American ceramic artist

Maria Alquilar (also known as Barbara Taffet, née Pincus; May 28, 1928 - June 5, 2014) was an American ceramic artist. Her work is featured at the Smithsonian American Art Museum, and collections of the Chase Manhattan Bank, the San Francisco Arts Commission, and the Downey Museum. She was the founder of the Jennifer Pauls Gallery in Sacramento.

== Biography ==
Barbara Pincus was born in New York City in 1928. Her father was Spanish and her mother was Russian Jewish. She earned a bachelor of arts in 1955 from Hunter College. Pincus married Frank Taffet in 1949. When Taffet died in 1973, she changed her name to Maria Alquilar. Beginning in the 1980s Alquilar lived in Santa Cruz, California and Miami, Florida.

Alquilar spent her early life working as both a teacher and a social worker. Her gaze shifted to art when in 1970, she and Colette Garrison opened the Jennifer Pauls Gallery in Old Sacramento. Alquilar focused on expressionistic and figurative imagery and showcased artists such as Anne Gregory, Ken Little, Joan Moment and Mary Warner. She later became the sole owner of the gallery, and took it with her when she moved to Lake of the Pines and then Roseville. She eventually returned to Sacramento, installing the Jennifer Pauls Gallery in a shared space with the Himovitz/Solomon Gallery.

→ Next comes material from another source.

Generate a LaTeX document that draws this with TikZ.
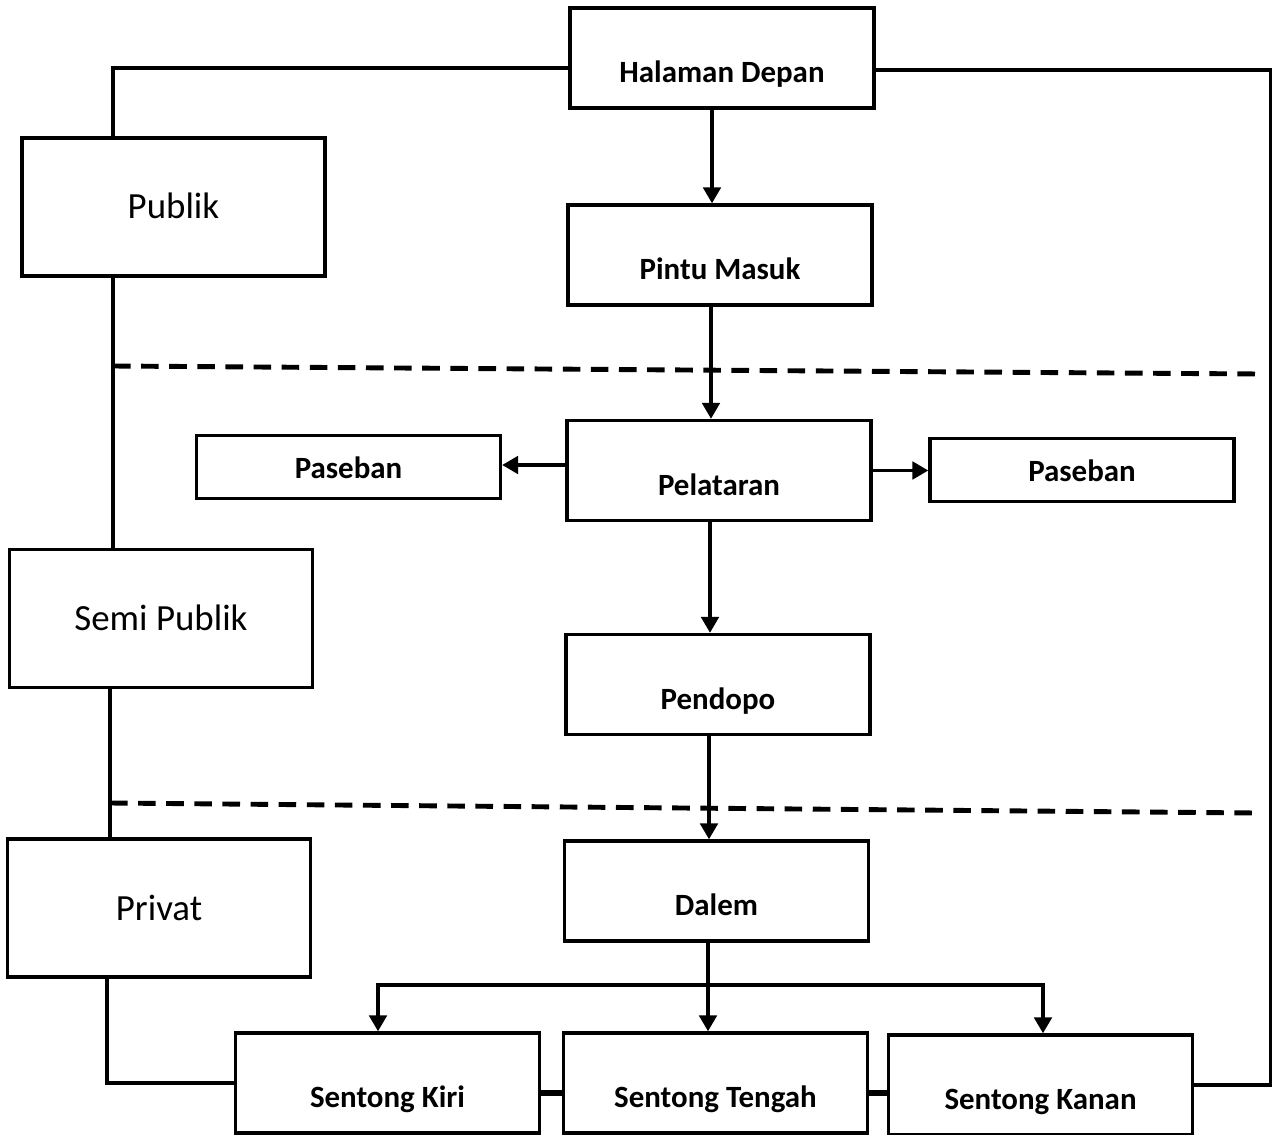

In 1986, Alquilar sold the Jennifer Pauls Gallery to focus on her own art. She was well known for using bright, vibrant colors and dreamy imagery. She created over a multitude of mediums. She is most well known for her ceramic murals, many of which can be seen throughout Sacramento.

In 2004, she was commissioned by the city of Livermore, California to create a mural for the city's new public library. When the $40,000 mural was unveiled in October 2004, the names of two books and 11 prominent historical figures, such as Albert Einstein, were misspelled. She initially refused to fix the mural, citing artistic license. However, she quietly returned to correct the misspellings the following summer.